Challenge: Leave the pictures out and quote every line from the start of the listing to the line with "23, 17, 20]", inclusive.

=======

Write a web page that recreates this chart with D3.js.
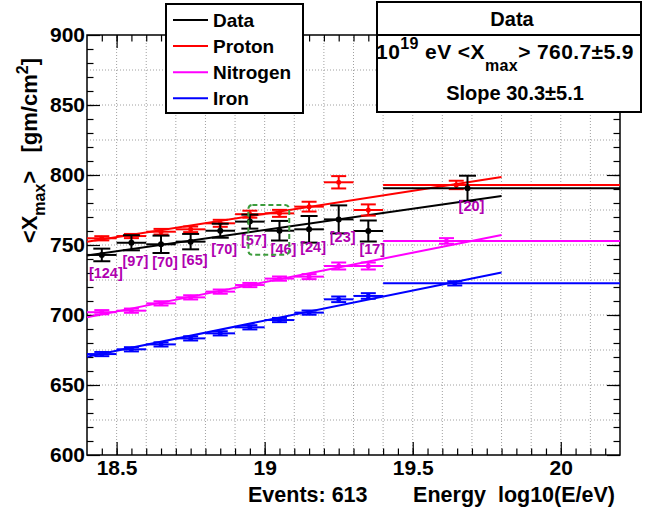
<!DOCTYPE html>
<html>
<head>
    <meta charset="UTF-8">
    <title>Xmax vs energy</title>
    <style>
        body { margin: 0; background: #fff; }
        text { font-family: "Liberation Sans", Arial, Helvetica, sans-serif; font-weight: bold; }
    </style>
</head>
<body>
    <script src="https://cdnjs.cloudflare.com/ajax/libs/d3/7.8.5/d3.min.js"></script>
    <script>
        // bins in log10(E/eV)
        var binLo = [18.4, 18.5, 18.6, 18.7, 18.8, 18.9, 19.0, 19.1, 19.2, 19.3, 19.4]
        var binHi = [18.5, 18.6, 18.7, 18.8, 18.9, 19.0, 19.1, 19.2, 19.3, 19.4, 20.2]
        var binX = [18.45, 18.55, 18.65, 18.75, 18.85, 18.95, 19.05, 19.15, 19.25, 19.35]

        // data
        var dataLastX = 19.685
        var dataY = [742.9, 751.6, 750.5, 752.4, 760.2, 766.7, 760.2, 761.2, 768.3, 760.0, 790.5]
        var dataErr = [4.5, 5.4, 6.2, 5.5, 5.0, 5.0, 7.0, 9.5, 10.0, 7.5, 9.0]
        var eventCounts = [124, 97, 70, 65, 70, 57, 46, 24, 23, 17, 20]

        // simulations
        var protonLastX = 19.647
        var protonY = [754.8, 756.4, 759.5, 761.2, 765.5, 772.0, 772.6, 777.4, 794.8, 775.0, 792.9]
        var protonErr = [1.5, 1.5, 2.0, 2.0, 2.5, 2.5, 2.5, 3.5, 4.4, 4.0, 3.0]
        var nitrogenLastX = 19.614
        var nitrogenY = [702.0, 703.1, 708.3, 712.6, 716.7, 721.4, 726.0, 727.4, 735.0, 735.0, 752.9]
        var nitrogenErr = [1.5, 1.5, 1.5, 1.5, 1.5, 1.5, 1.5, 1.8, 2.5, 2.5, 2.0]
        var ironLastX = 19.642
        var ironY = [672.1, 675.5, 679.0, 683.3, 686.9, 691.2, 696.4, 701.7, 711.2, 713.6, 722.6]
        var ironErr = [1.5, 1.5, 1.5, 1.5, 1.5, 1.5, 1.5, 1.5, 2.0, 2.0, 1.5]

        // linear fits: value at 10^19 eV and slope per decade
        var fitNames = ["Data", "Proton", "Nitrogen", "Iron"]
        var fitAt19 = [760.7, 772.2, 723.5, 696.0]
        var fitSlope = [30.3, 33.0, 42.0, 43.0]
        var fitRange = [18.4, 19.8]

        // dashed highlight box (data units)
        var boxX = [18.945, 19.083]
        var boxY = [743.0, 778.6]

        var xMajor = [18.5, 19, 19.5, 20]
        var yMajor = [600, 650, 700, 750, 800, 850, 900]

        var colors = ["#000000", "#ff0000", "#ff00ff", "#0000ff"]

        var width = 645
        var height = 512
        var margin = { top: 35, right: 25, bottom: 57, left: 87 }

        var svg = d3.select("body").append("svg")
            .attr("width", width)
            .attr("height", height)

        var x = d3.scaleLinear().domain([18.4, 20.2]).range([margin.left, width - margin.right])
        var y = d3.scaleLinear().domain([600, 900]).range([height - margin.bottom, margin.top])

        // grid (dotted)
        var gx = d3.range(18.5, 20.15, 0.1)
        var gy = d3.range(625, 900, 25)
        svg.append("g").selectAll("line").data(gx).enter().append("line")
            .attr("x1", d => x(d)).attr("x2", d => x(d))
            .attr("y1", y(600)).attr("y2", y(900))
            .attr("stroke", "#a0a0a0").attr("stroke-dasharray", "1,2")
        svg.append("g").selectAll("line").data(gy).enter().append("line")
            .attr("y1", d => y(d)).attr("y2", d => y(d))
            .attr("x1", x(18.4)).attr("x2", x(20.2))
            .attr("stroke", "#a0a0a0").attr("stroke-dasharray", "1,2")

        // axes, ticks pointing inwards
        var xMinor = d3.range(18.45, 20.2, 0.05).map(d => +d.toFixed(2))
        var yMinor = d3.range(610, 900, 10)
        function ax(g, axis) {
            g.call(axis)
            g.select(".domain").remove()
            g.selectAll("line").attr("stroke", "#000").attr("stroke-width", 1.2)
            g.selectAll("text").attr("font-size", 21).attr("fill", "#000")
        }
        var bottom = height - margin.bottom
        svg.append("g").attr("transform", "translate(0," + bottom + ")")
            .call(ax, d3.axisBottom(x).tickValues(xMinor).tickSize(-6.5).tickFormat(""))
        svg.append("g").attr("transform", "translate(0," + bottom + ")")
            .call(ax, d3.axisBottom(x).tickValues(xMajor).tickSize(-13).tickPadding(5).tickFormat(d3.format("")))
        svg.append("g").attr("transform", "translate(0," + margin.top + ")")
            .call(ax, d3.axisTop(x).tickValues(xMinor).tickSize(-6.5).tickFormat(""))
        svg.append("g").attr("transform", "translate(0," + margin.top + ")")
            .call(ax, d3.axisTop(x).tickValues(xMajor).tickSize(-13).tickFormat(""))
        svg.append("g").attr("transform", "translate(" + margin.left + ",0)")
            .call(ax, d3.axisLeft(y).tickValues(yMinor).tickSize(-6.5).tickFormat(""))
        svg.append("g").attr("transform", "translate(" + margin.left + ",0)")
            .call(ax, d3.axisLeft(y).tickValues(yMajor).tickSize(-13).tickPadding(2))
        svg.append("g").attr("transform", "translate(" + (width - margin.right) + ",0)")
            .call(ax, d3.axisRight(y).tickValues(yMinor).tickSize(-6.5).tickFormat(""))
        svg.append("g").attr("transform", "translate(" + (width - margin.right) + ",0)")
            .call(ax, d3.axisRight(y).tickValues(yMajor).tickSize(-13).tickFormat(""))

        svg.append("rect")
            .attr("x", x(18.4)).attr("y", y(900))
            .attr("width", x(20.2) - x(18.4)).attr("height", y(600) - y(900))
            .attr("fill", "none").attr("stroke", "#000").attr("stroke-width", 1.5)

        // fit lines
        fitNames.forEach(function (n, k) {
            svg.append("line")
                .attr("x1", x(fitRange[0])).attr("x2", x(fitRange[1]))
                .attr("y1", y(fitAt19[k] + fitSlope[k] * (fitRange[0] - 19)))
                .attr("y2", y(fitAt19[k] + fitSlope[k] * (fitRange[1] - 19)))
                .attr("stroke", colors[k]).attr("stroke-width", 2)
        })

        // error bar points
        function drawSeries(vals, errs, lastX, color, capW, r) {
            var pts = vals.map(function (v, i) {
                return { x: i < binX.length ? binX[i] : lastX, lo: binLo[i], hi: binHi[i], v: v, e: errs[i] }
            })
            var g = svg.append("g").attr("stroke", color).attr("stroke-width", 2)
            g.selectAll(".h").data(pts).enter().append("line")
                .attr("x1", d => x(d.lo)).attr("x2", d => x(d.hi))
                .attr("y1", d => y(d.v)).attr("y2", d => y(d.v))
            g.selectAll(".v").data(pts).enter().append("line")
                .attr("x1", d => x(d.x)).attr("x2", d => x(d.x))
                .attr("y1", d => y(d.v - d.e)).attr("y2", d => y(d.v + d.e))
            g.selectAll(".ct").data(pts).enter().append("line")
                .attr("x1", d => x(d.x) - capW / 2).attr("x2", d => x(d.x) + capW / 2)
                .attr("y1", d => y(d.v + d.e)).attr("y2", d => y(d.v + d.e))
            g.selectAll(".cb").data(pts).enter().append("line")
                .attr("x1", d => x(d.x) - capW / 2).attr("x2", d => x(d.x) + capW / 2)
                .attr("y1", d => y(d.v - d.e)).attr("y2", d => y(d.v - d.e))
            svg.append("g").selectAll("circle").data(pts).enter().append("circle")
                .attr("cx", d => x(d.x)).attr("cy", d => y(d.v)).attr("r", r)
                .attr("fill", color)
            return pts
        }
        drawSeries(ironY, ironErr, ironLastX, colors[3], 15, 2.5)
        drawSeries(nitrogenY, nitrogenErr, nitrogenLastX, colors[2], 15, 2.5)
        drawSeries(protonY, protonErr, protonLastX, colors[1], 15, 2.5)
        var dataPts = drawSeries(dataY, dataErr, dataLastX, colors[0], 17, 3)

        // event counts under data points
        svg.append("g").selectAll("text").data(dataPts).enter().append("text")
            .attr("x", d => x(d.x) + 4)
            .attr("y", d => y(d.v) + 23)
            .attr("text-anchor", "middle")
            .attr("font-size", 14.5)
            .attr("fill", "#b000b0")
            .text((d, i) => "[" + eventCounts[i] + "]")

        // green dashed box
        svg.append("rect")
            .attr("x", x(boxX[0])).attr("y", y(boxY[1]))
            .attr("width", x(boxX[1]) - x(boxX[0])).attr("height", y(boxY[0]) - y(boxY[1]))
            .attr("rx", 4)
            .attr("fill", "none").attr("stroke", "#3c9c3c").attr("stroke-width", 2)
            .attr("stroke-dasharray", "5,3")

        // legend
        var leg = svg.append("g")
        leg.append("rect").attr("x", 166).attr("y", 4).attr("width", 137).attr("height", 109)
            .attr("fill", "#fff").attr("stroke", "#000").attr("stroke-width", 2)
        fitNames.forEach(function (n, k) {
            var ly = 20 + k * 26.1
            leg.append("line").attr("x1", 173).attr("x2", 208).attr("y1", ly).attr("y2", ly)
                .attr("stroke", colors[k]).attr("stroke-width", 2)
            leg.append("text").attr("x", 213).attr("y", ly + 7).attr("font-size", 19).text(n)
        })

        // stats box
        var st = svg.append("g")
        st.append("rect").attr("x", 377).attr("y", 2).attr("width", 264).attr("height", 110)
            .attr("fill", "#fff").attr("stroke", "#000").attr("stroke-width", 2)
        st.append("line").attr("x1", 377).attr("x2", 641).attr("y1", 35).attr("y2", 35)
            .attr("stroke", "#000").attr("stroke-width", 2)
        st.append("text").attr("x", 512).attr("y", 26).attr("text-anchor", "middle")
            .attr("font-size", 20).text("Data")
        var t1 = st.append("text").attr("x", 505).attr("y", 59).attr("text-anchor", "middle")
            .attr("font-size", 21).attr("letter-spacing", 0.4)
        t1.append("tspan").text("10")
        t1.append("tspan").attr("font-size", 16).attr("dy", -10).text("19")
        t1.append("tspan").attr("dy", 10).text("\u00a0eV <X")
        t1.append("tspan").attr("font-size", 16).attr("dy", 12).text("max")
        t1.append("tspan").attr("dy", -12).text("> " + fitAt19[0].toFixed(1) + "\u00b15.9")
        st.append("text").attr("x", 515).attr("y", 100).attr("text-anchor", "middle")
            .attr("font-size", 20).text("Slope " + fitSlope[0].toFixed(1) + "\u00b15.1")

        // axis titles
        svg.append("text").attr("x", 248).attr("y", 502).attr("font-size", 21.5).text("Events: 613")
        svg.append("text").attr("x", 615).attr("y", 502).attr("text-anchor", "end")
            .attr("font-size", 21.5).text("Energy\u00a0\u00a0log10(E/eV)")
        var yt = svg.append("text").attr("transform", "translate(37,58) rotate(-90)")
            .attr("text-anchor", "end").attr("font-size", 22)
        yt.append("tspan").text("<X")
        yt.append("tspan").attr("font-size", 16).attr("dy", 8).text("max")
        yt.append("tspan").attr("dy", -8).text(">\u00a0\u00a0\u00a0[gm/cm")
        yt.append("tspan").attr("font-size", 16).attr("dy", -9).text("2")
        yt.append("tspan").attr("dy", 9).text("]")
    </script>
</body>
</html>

=======

Complete output:
Write a web page that recreates this chart with D3.js.
<!DOCTYPE html>
<html>
<head>
    <meta charset="UTF-8">
    <title>Xmax vs energy</title>
    <style>
        body { margin: 0; background: #fff; }
        text { font-family: "Liberation Sans", Arial, Helvetica, sans-serif; font-weight: bold; }
    </style>
</head>
<body>
    <script src="https://cdnjs.cloudflare.com/ajax/libs/d3/7.8.5/d3.min.js"></script>
    <script>
        // bins in log10(E/eV)
        var binLo = [18.4, 18.5, 18.6, 18.7, 18.8, 18.9, 19.0, 19.1, 19.2, 19.3, 19.4]
        var binHi = [18.5, 18.6, 18.7, 18.8, 18.9, 19.0, 19.1, 19.2, 19.3, 19.4, 20.2]
        var binX = [18.45, 18.55, 18.65, 18.75, 18.85, 18.95, 19.05, 19.15, 19.25, 19.35]

        // data
        var dataLastX = 19.685
        var dataY = [742.9, 751.6, 750.5, 752.4, 760.2, 766.7, 760.2, 761.2, 768.3, 760.0, 790.5]
        var dataErr = [4.5, 5.4, 6.2, 5.5, 5.0, 5.0, 7.0, 9.5, 10.0, 7.5, 9.0]
        var eventCounts = [124, 97, 70, 65, 70, 57, 46, 24, 23, 17, 20]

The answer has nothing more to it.